─── Given data

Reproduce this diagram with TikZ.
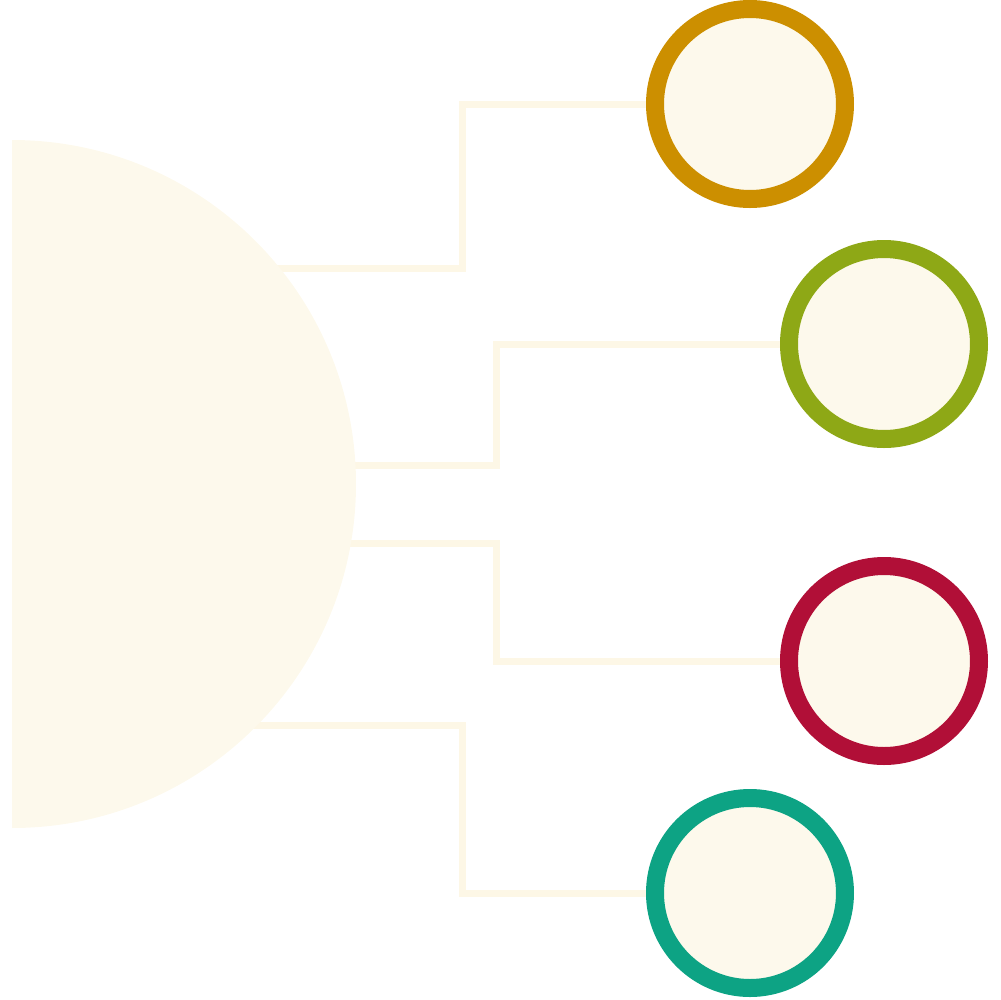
\documentclass[tikz,border=0pt]{standalone}
\usepackage{tikz}
\usetikzlibrary{positioning}

\definecolor{cream}{HTML}{FDF9EC}
\definecolor{creamline}{HTML}{FDF7E6}
\definecolor{ochre}{HTML}{CC8F00}
\definecolor{olive}{HTML}{8EA816}
\definecolor{crimson}{HTML}{B10F37}
\definecolor{teal}{HTML}{0DA384}

\begin{document}
\begin{tikzpicture}[x=0.1mm, y=-0.1mm,
    ring/.style={draw, circle, line width=1.8mm, fill=cream, minimum size=19mm, inner sep=0pt},
    link/.style={draw=creamline, line width=0.7mm}]
    \useasboundingbox (0,0) rectangle (1000,1000);
    % Start points on the hub
    \coordinate (hub1) at (200,268);
    \coordinate (hub2) at (300,465);
    \coordinate (hub3) at (300,543);
    \coordinate (hub4) at (200,725);
    % Bend points
    \coordinate (k1) at (462,268);
    \coordinate (k2) at (496,465);
    \coordinate (k3) at (496,543);
    \coordinate (k4) at (462,725);
    % Ring nodes
    \node[ring, draw=ochre] (c1) at (750,104) {};
    \node[ring, draw=olive] (c2) at (884,344) {};
    \node[ring, draw=crimson] (c3) at (884,661) {};
    \node[ring, draw=teal] (c4) at (750,893) {};
    % Connectors
    \draw[link] (hub1) -- (k1) |- (c1.west);
    \draw[link] (hub2) -- (k2) |- (c2.west);
    \draw[link] (hub3) -- (k3) |- (c3.west);
    \draw[link] (hub4) -- (k4) |- (c4.west);
    % Half disc (hub), over the line ends
    \fill[cream] (12,140) arc[start angle=90, end angle=-90, radius=34.4mm] -- cycle;
\end{tikzpicture}
\end{document}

──────

* The request: Go through the data above and transcribe it in full, omitting any image.

* Response:
Reproduce this diagram with TikZ.
\documentclass[tikz,border=0pt]{standalone}
\usepackage{tikz}
\usetikzlibrary{positioning}

\definecolor{cream}{HTML}{FDF9EC}
\definecolor{creamline}{HTML}{FDF7E6}
\definecolor{ochre}{HTML}{CC8F00}
\definecolor{olive}{HTML}{8EA816}
\definecolor{crimson}{HTML}{B10F37}
\definecolor{teal}{HTML}{0DA384}

\begin{document}
\begin{tikzpicture}[x=0.1mm, y=-0.1mm,
    ring/.style={draw, circle, line width=1.8mm, fill=cream, minimum size=19mm, inner sep=0pt},
    link/.style={draw=creamline, line width=0.7mm}]
    \useasboundingbox (0,0) rectangle (1000,1000);
    % Start points on the hub
    \coordinate (hub1) at (200,268);
    \coordinate (hub2) at (300,465);
    \coordinate (hub3) at (300,543);
    \coordinate (hub4) at (200,725);
    % Bend points
    \coordinate (k1) at (462,268);
    \coordinate (k2) at (496,465);
    \coordinate (k3) at (496,543);
    \coordinate (k4) at (462,725);
    % Ring nodes
    \node[ring, draw=ochre] (c1) at (750,104) {};
    \node[ring, draw=olive] (c2) at (884,344) {};
    \node[ring, draw=crimson] (c3) at (884,661) {};
    \node[ring, draw=teal] (c4) at (750,893) {};
    % Connectors
    \draw[link] (hub1) -- (k1) |- (c1.west);
    \draw[link] (hub2) -- (k2) |- (c2.west);
    \draw[link] (hub3) -- (k3) |- (c3.west);
    \draw[link] (hub4) -- (k4) |- (c4.west);
    % Half disc (hub), over the line ends
    \fill[cream] (12,140) arc[start angle=90, end angle=-90, radius=34.4mm] -- cycle;
\end{tikzpicture}
\end{document}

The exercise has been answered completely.